**Exercise aim:** In the entries below, count every line containing "that". Return the number and nothing else.

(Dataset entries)
========================================

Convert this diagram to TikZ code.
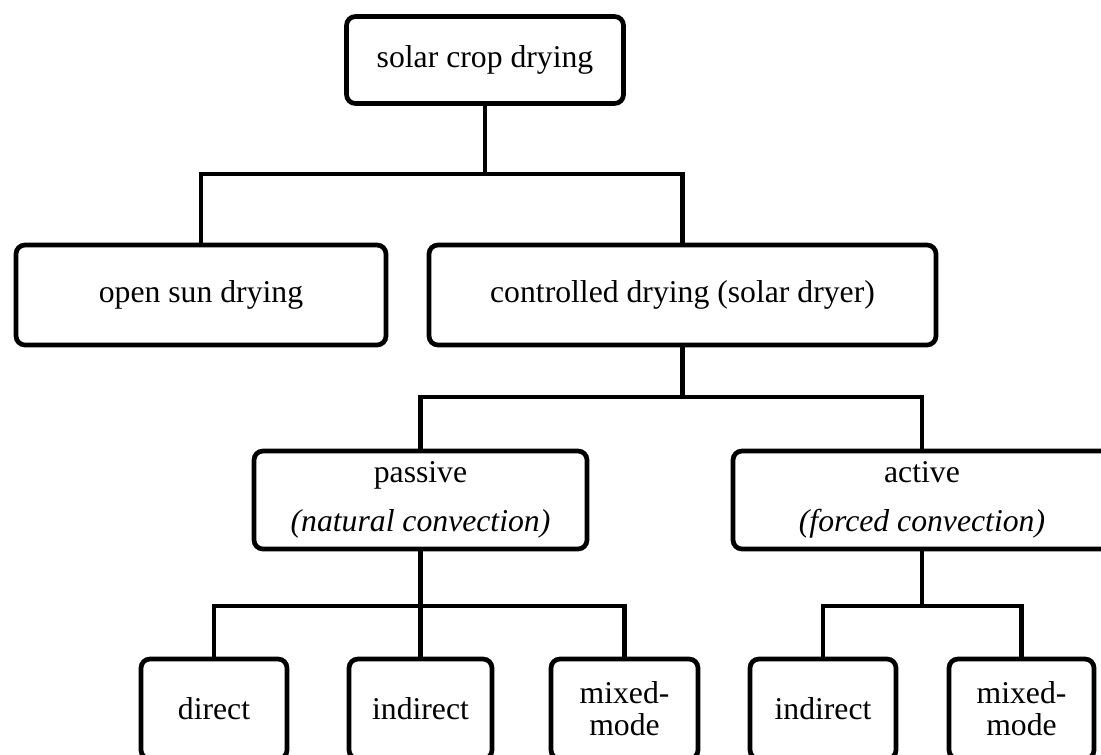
\documentclass[tikz,border=0pt]{standalone}
\usepackage{fontspec}
\setmainfont{Liberation Serif}
\usepackage{tikz}

\begin{document}
\begin{tikzpicture}[x=1pt, y=-1pt, line width=4.7pt, every node/.style={draw, rounded corners=9pt, align=center, inner sep=0pt, font=\fontsize{31.7}{49}\selectfont}]
  \useasboundingbox (0,0) rectangle (1101,755);

  \node[minimum width=277pt, minimum height=87pt] (root) at (485,60) {solar crop drying};

  \node[minimum width=370pt, minimum height=100pt] (open) at (201,295) {open sun drying};
  \node[minimum width=507pt, minimum height=100pt] (ctrl) at (682.5,295) {controlled drying (solar dryer)};

  \node[minimum width=333pt, minimum height=98pt] (pass) at (420.5,500) {passive\\\textit{(natural convection)}};
  \node[minimum width=378pt, minimum height=98pt] (act) at (922,500) {active\\\textit{(forced convection)}};

  \node[minimum width=146pt, minimum height=100pt] (pdir) at (214,709) {direct};
  \node[minimum width=143pt, minimum height=100pt] (pind) at (420.5,709) {indirect};
  \node[minimum width=147pt, minimum height=100pt, font=\fontsize{31.7}{32}\selectfont] (pmix) at (624.5,709) {mixed-\\mode};
  \node[minimum width=146pt, minimum height=100pt] (aind) at (823,709) {indirect};
  \node[minimum width=145pt, minimum height=100pt, font=\fontsize{31.7}{32}\selectfont] (amix) at (1021.5,709) {mixed-\\mode};

  \coordinate (j1) at (485,174);
  \coordinate (j2) at (682.5,397);
  \coordinate (j3) at (420.5,606);
  \coordinate (j4) at (922,606);

  \draw (root.south) -- (j1); \draw (open.north) |- (j1) -| (ctrl.north);
  \draw (ctrl.south) -- (j2); \draw (pass.north) |- (j2) -| (act.north);
  \draw (pass.south) -- (pind.north); \draw (pdir.north) |- (j3) -| (pmix.north);
  \draw (act.south) -- (j4); \draw (aind.north) |- (j4) -| (amix.north);
\end{tikzpicture}
\end{document}
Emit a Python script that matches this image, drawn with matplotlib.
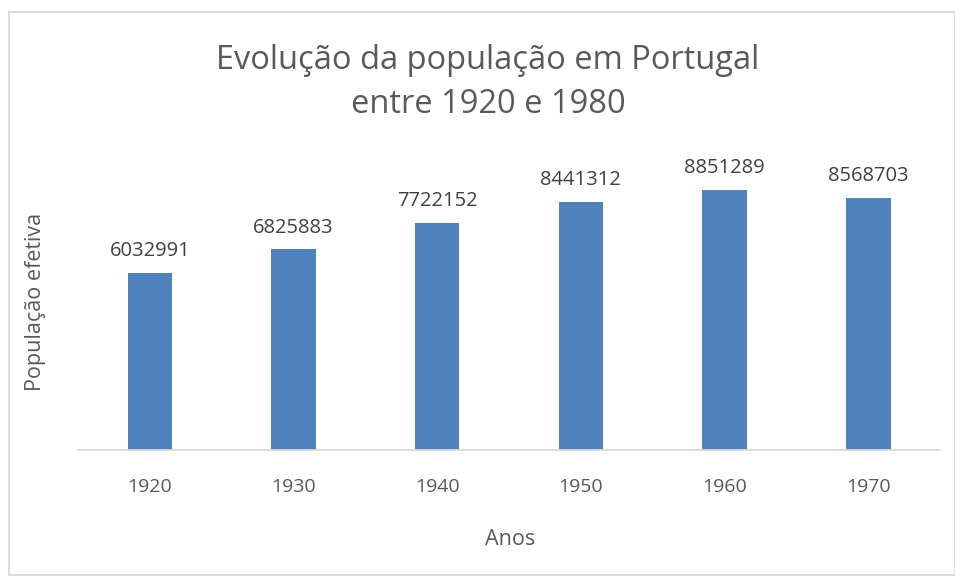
import matplotlib
matplotlib.use("Agg")
import matplotlib.pyplot as plt
from matplotlib.patches import Rectangle

anos = ["1920", "1930", "1940", "1950", "1960", "1970"]
populacao = [6032991, 6825883, 7722152, 8441312, 8851289, 8568703]

plt.rcParams['font.family'] = ['Open Sans', 'DejaVu Sans']
cor_texto = '#595959'

fig = plt.figure(figsize=(9.55, 5.8), dpi=100)
ax = fig.add_axes([0.0817, 0.224, 0.9027, 0.507])

x = range(len(anos))
bars = ax.bar(x, populacao, width=0.31, color='#4F81BD', zorder=2)
for b, v in zip(bars, populacao):
    ax.text(b.get_x() + b.get_width() / 2, v + 400000, str(v),
            ha='center', va='bottom', fontsize=14.5, color='#404040')

ax.set_xlim(-0.5, len(anos) - 0.5)
ax.set_ylim(0, 10000000)
ax.set_xticks(list(x))
ax.set_xticklabels(anos, fontsize=14, color=cor_texto)
ax.tick_params(axis='x', length=0, pad=20)
ax.set_yticks([])
for s in ['top', 'right', 'left']:
    ax.spines[s].set_visible(False)
ax.spines['bottom'].set_color('#D9D9D9')
ax.spines['bottom'].set_linewidth(1.3)

fig.text(0.534, 0.069, "Anos", ha='center', va='center', fontsize=15.5, color=cor_texto)
fig.text(0.037, 0.479, "População efetiva", ha='center', va='center', rotation=90,
         fontsize=15.5, color=cor_texto)
fig.text(0.511, 0.858, "Evolução da população em Portugal\nentre 1920 e 1980",
         ha='center', va='center', fontsize=23.5, color=cor_texto, linespacing=1.42)

fig.patches.append(Rectangle((0.0095, 0.008), 0.99, 0.971, transform=fig.transFigure,
                             fill=False, edgecolor='#D9D9D9', linewidth=1.3))

fig.savefig("out.png", dpi=100)
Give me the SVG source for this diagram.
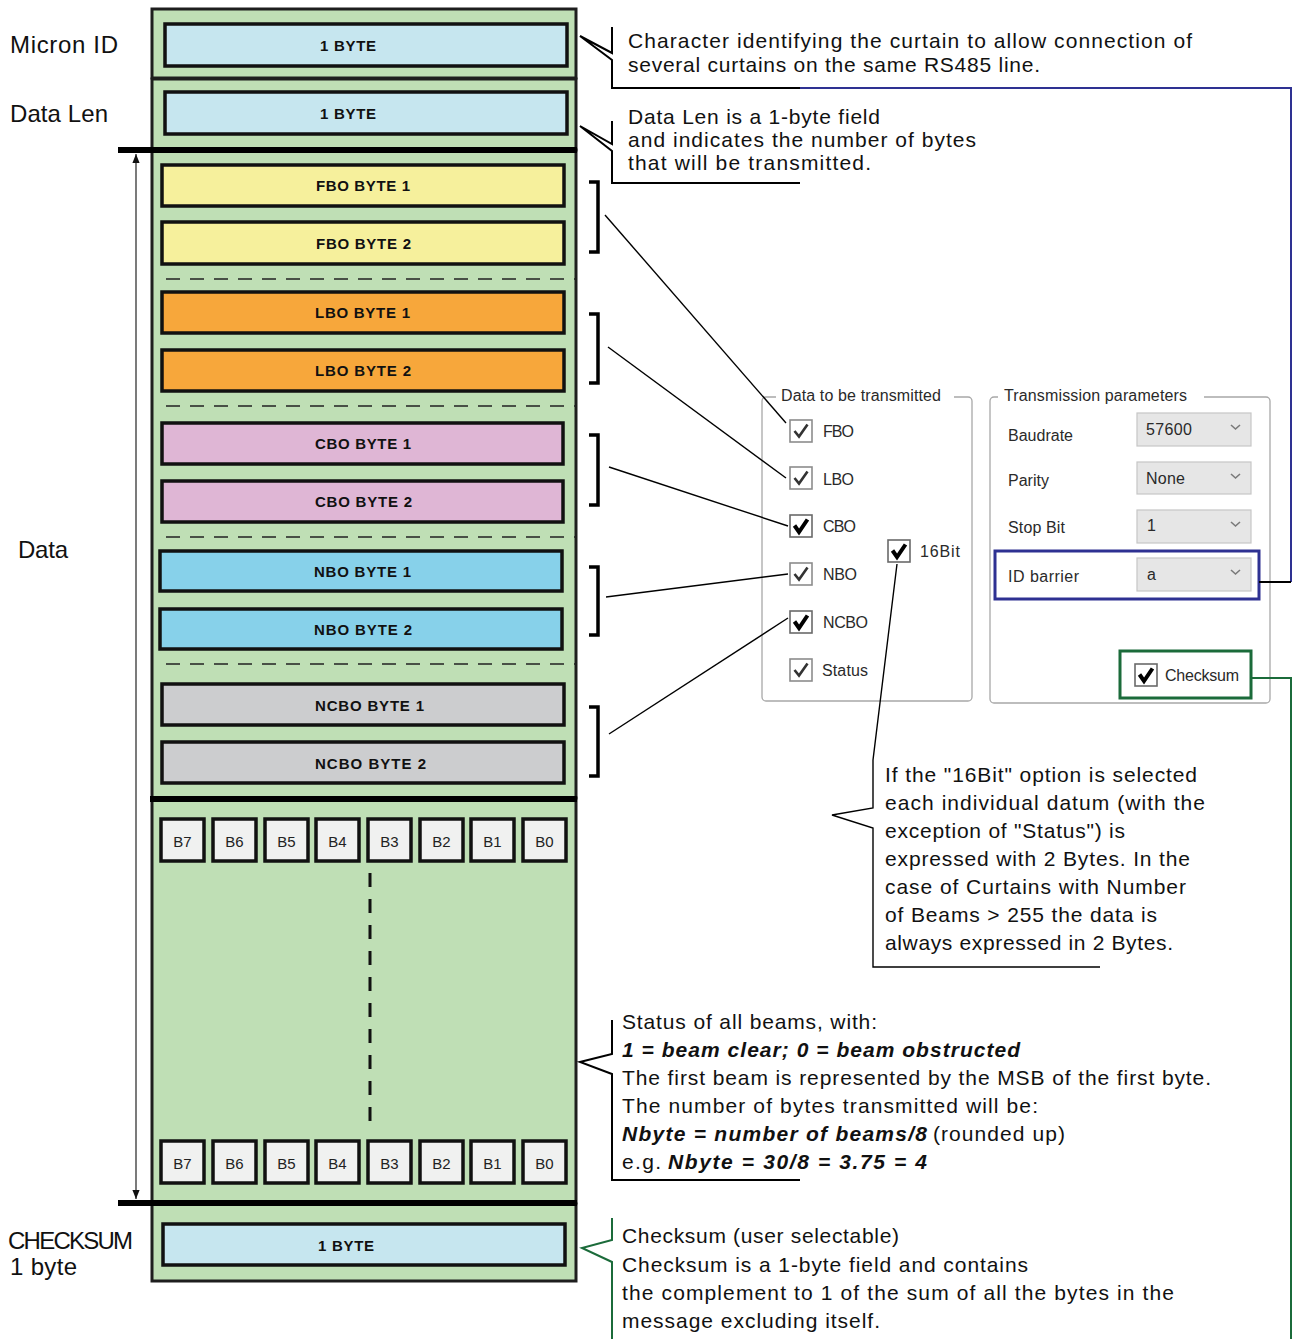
<svg xmlns="http://www.w3.org/2000/svg" xmlns:xlink="http://www.w3.org/1999/xlink" width="1293" height="1339" viewBox="0 0 1293 1339">
<style>
.sec{fill:#bfdfb5;stroke:#1e1e1e;stroke-width:3}
.bx{stroke:#111;stroke-width:3.5}
.blue{fill:#c6e6ef}.fbo{fill:#f6f09c}.lbo{fill:#f7a73b}.cbo{fill:#dfb6d5}.nbo{fill:#87d1ea}.ncbo{fill:#cccdcf}
.bit{fill:#f0f1f0;stroke:#111;stroke-width:3.5}
.bl{font-family:"Liberation Sans",Arial,sans-serif;font-weight:bold;font-size:15px;fill:#111}
.bt{font-family:"Liberation Sans",Arial,sans-serif;font-size:15px;fill:#222;text-anchor:middle}
.lab{font-family:"Liberation Sans",Arial,sans-serif;font-size:24px;fill:#111}
.co{font-family:"Liberation Sans",Arial,sans-serif;font-size:21px;fill:#111}
.bi{font-weight:bold;font-style:italic}
.ui{font-family:"Liberation Sans",Arial,sans-serif;font-size:16px;fill:#2a2a2a}
.thick{stroke:#000;stroke-width:6}
.dash{stroke:#222;stroke-width:1.6;stroke-dasharray:14 10;fill:none}
.brk{fill:none;stroke:#000;stroke-width:3.5}
.ln{fill:none;stroke:#000;stroke-width:1.4}
.cl{fill:none;stroke:#000;stroke-width:2}
.grp{fill:#fff;stroke:#a8a8a8;stroke-width:1.3}
.dd{fill:#e6e6e6;stroke:#c6c6c6;stroke-width:1.2}
.chev{fill:none;stroke:#7a7a7a;stroke-width:1.6}
</style>
<defs>
<marker id="ah" viewBox="0 0 10 10" refX="10" refY="5" markerWidth="9" markerHeight="14" orient="auto-start-reverse" markerUnits="userSpaceOnUse">
<path d="M0,1 L10,5 L0,9 z" fill="#111"/>
</marker>
<g id="cbl"><rect x="0" y="0" width="22" height="22" fill="#fff" stroke="#8c8c8c" stroke-width="1.6"/><path d="M4.5,11 L9,16.5 L17.5,4.5" fill="none" stroke="#333" stroke-width="2.6"/></g>
<g id="cbb"><rect x="0" y="0" width="22" height="22" fill="#fff" stroke="#6a6a6a" stroke-width="1.6"/><path d="M4.5,10.5 L9,17 L17.5,4.5" fill="none" stroke="#000" stroke-width="4"/></g>
<path id="chv" d="M0,0 L4.5,4 L9,0" class="chev"/>
</defs>

<!-- left labels -->
<g id="labels">
<text class="lab" x="10" y="53" textLength="108">Micron ID</text>
<text class="lab" x="10" y="122" textLength="98">Data Len</text>
<text class="lab" x="18" y="558" textLength="50">Data</text>
<text class="lab" x="8" y="1249" textLength="125" font-size="23">CHECKSUM</text>
<text class="lab" x="10" y="1275" textLength="67">1 byte</text>
</g>

<!-- sections -->
<g id="micron-id">
<rect class="sec" x="152" y="9" width="424" height="69"/>
<rect class="bx blue" x="165" y="24" width="402" height="42"/>
<text class="bl" x="320" y="51" textLength="56">1 BYTE</text>
</g>
<g id="data-len">
<rect class="sec" x="152" y="79" width="424" height="71"/>
<rect class="bx blue" x="165" y="92" width="402" height="42"/>
<text class="bl" x="320" y="119" textLength="56">1 BYTE</text>
</g>
<g id="data">
<rect class="sec" x="152" y="150" width="424" height="648"/>
<rect class="bx fbo" x="162" y="165" width="402" height="41"/>
<text class="bl" x="316" y="191" textLength="94">FBO BYTE 1</text>
<rect class="bx fbo" x="162" y="222" width="402" height="42"/>
<text class="bl" x="316" y="249" textLength="95">FBO BYTE 2</text>
<line class="dash" x1="166" y1="279" x2="576" y2="279"/>
<rect class="bx lbo" x="162" y="292" width="402" height="41"/>
<text class="bl" x="315" y="318" textLength="95">LBO BYTE 1</text>
<rect class="bx lbo" x="162" y="350" width="402" height="41"/>
<text class="bl" x="315" y="376" textLength="96">LBO BYTE 2</text>
<line class="dash" x1="166" y1="406" x2="576" y2="406"/>
<rect class="bx cbo" x="162" y="423" width="401" height="41"/>
<text class="bl" x="315" y="449" textLength="96">CBO BYTE 1</text>
<rect class="bx cbo" x="162" y="481" width="401" height="41"/>
<text class="bl" x="315" y="507" textLength="97">CBO BYTE 2</text>
<line class="dash" x1="166" y1="537" x2="576" y2="537"/>
<rect class="bx nbo" x="160" y="551" width="402" height="40"/>
<text class="bl" x="314" y="577" textLength="97">NBO BYTE 1</text>
<rect class="bx nbo" x="160" y="609" width="402" height="40"/>
<text class="bl" x="314" y="635" textLength="98">NBO BYTE 2</text>
<line class="dash" x1="166" y1="664" x2="576" y2="664"/>
<rect class="bx ncbo" x="162" y="684" width="402" height="41"/>
<text class="bl" x="315" y="711" textLength="109">NCBO BYTE 1</text>
<rect class="bx ncbo" x="162" y="742" width="402" height="41"/>
<text class="bl" x="315" y="769" textLength="111">NCBO BYTE 2</text>
</g>
<g id="status">
<rect class="sec" x="152" y="798" width="424" height="405"/>
<g id="bits-first">
<rect class="bit" x="161" y="819" width="43" height="42"/><text class="bt" x="182.5" y="847">B7</text>
<rect class="bit" x="213" y="819" width="43" height="42"/><text class="bt" x="234.5" y="847">B6</text>
<rect class="bit" x="265" y="819" width="43" height="42"/><text class="bt" x="286.5" y="847">B5</text>
<rect class="bit" x="316" y="819" width="43" height="42"/><text class="bt" x="337.5" y="847">B4</text>
<rect class="bit" x="368" y="819" width="43" height="42"/><text class="bt" x="389.5" y="847">B3</text>
<rect class="bit" x="420" y="819" width="43" height="42"/><text class="bt" x="441.5" y="847">B2</text>
<rect class="bit" x="471" y="819" width="43" height="42"/><text class="bt" x="492.5" y="847">B1</text>
<rect class="bit" x="523" y="819" width="43" height="42"/><text class="bt" x="544.5" y="847">B0</text>
</g>
<line x1="370" y1="873" x2="370" y2="1122" stroke="#111" stroke-width="3" stroke-dasharray="14 12"/>
<g id="bits-last">
<rect class="bit" x="161" y="1141" width="43" height="42"/><text class="bt" x="182.5" y="1169">B7</text>
<rect class="bit" x="213" y="1141" width="43" height="42"/><text class="bt" x="234.5" y="1169">B6</text>
<rect class="bit" x="265" y="1141" width="43" height="42"/><text class="bt" x="286.5" y="1169">B5</text>
<rect class="bit" x="316" y="1141" width="43" height="42"/><text class="bt" x="337.5" y="1169">B4</text>
<rect class="bit" x="368" y="1141" width="43" height="42"/><text class="bt" x="389.5" y="1169">B3</text>
<rect class="bit" x="420" y="1141" width="43" height="42"/><text class="bt" x="441.5" y="1169">B2</text>
<rect class="bit" x="471" y="1141" width="43" height="42"/><text class="bt" x="492.5" y="1169">B1</text>
<rect class="bit" x="523" y="1141" width="43" height="42"/><text class="bt" x="544.5" y="1169">B0</text>
</g>
</g>
<g id="checksum">
<rect class="sec" x="152" y="1204" width="424" height="77"/>
<rect class="bx blue" x="163" y="1224" width="402" height="41"/>
<text class="bl" x="318" y="1251" textLength="56">1 BYTE</text>
</g>

<!-- separators and length arrow -->
<g id="separators">
<line class="thick" x1="118" y1="150" x2="577" y2="150"/>
<line class="thick" x1="150" y1="799" x2="577" y2="799"/>
<line class="thick" x1="118" y1="1203" x2="577" y2="1203"/>
<line x1="136" y1="154" x2="136" y2="1199" stroke="#222" stroke-width="1.2" marker-start="url(#ah)" marker-end="url(#ah)"/>
</g>

<!-- dialog: data to be transmitted -->
<g id="grp-data">
<rect class="grp" x="762" y="397" width="210" height="304" rx="4"/>
<rect x="776" y="388" width="178" height="16" fill="#fff"/>
<text class="ui" x="781" y="401" textLength="160" font-size="15">Data to be transmitted</text>
<use xlink:href="#cbl" x="790" y="420"/><text class="ui" x="823" y="437" textLength="31">FBO</text>
<use xlink:href="#cbl" x="790" y="467"/><text class="ui" x="823" y="485" textLength="31">LBO</text>
<use xlink:href="#cbb" x="790" y="515"/><text class="ui" x="823" y="532" textLength="33">CBO</text>
<use xlink:href="#cbl" x="790" y="563"/><text class="ui" x="823" y="580" textLength="34">NBO</text>
<use xlink:href="#cbb" x="790" y="611"/><text class="ui" x="823" y="628" textLength="45">NCBO</text>
<use xlink:href="#cbl" x="790" y="659"/><text class="ui" x="822" y="676" textLength="46">Status</text>
<use xlink:href="#cbb" x="888" y="540"/><text class="ui" x="920" y="557" textLength="40">16Bit</text>
</g>

<!-- dialog: transmission parameters -->
<g id="grp-params">
<rect class="grp" x="990" y="397" width="280" height="306" rx="4"/>
<rect x="998" y="388" width="206" height="16" fill="#fff"/>
<text class="ui" x="1004" y="401" textLength="183" font-size="15">Transmission parameters</text>
<text class="ui" x="1008" y="441" textLength="65">Baudrate</text>
<rect class="dd" x="1137" y="413" width="114" height="33"/>
<text class="ui" x="1146" y="435" textLength="46">57600</text>
<use xlink:href="#chv" x="1231" y="425"/>
<text class="ui" x="1008" y="486" textLength="41">Parity</text>
<rect class="dd" x="1137" y="462" width="114" height="32"/>
<text class="ui" x="1146" y="484" textLength="39" fill="#111">None</text>
<use xlink:href="#chv" x="1231" y="474"/>
<text class="ui" x="1008" y="533" textLength="57">Stop Bit</text>
<rect class="dd" x="1137" y="510" width="114" height="33"/>
<text class="ui" x="1147" y="531">1</text>
<use xlink:href="#chv" x="1231" y="522"/>
</g>
<g id="id-barrier">
<rect x="995" y="551" width="264" height="48" fill="none" stroke="#2e3192" stroke-width="3"/>
<text class="ui" x="1008" y="582" textLength="71">ID barrier</text>
<rect class="dd" x="1137" y="558" width="114" height="33"/>
<text class="ui" x="1147" y="580">a</text>
<use xlink:href="#chv" x="1231" y="570"/>
</g>
<g id="checksum-option">
<rect x="1120" y="651" width="131" height="47" fill="none" stroke="#1b6b3a" stroke-width="3"/>
<use xlink:href="#cbb" x="1135" y="664"/>
<text class="ui" x="1165" y="681" textLength="74">Checksum</text>
</g>

<!-- callout texts -->
<g id="note-micron">
<text class="co" x="628" y="48" textLength="564">Character identifying the curtain to allow connection of</text>
<text class="co" x="628" y="72" textLength="412">several curtains on the same RS485 line.</text>
</g>
<g id="note-datalen">
<text class="co" x="628" y="124" textLength="252">Data Len is a 1-byte field</text>
<text class="co" x="628" y="147" textLength="348">and indicates the number of bytes</text>
<text class="co" x="628" y="170" textLength="243">that will be transmitted.</text>
</g>
<g id="note-16bit">
<text class="co" x="885" y="782" textLength="312">If the "16Bit" option is selected</text>
<text class="co" x="885" y="810" textLength="320">each individual datum (with the</text>
<text class="co" x="885" y="838" textLength="240">exception of "Status") is</text>
<text class="co" x="885" y="866" textLength="305">expressed with 2 Bytes. In the</text>
<text class="co" x="885" y="894" textLength="301">case of Curtains with Number</text>
<text class="co" x="885" y="922" textLength="272">of Beams &gt; 255 the data is</text>
<text class="co" x="885" y="950" textLength="288">always expressed in 2 Bytes.</text>
</g>
<g id="note-status">
<text class="co" x="622" y="1029" textLength="255">Status of all beams, with:</text>
<text class="co bi" x="622" y="1057" textLength="398">1 = beam clear; 0 = beam obstructed</text>
<text class="co" x="622" y="1085" textLength="589">The first beam is represented by the MSB of the first byte.</text>
<text class="co" x="622" y="1113" textLength="416">The number of bytes transmitted will be:</text>
<text class="co bi" x="622" y="1141" textLength="305">Nbyte = number of beams/8</text>
<text class="co" x="933" y="1141" textLength="132">(rounded up)</text>
<text class="co" x="622" y="1169" textLength="39">e.g.</text>
<text class="co bi" x="668" y="1169" textLength="259">Nbyte = 30/8 = 3.75 = 4</text>
</g>
<g id="note-checksum">
<text class="co" x="622" y="1243" textLength="277">Checksum (user selectable)</text>
<text class="co" x="622" y="1272" textLength="406">Checksum is a 1-byte field and contains</text>
<text class="co" x="622" y="1300" textLength="552">the complement to 1 of the sum of all the bytes in the</text>
<text class="co" x="622" y="1328" textLength="258">message excluding itself.</text>
</g>

<!-- connectors -->
<g id="connectors">
<path class="brk" d="M589,182 H598 V252 H589"/>
<path class="brk" d="M589,314 H598 V383 H589"/>
<path class="brk" d="M589,435 H598 V505 H589"/>
<path class="brk" d="M589,567 H598 V635 H589"/>
<path class="brk" d="M589,707 H598 V776 H589"/>
<line class="ln" x1="605" y1="215" x2="786" y2="423"/>
<line class="ln" x1="608" y1="347" x2="786" y2="478"/>
<line class="ln" x1="609" y1="467" x2="788" y2="526"/>
<line class="ln" x1="606" y1="597" x2="788" y2="574"/>
<line class="ln" x1="609" y1="734" x2="788" y2="618"/>
<path class="cl" d="M612,27 V53 L580,36 L612,60 V88 H800"/>
<path fill="none" stroke="#2e3192" stroke-width="2" d="M800,88 H1291 V582"/>
<path class="cl" d="M1291,582 H1259"/>
<path class="cl" d="M612,121 V144 L580,126 L612,151 V183 H800"/>
<path class="ln" d="M897,564 L873,760 V808 L832,815 L873,828 V967 H1100"/>
<path class="cl" d="M612,1020 V1054 L580,1062 L612,1074 V1180 H800"/>
<path fill="none" stroke="#1b6b3a" stroke-width="2" d="M612,1218 V1240 L582,1248 L612,1262 V1339"/>
<path fill="none" stroke="#1b6b3a" stroke-width="2" d="M1251,678 H1291 V1339"/>
</g>
</svg>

========================================

**Exercise result:** 2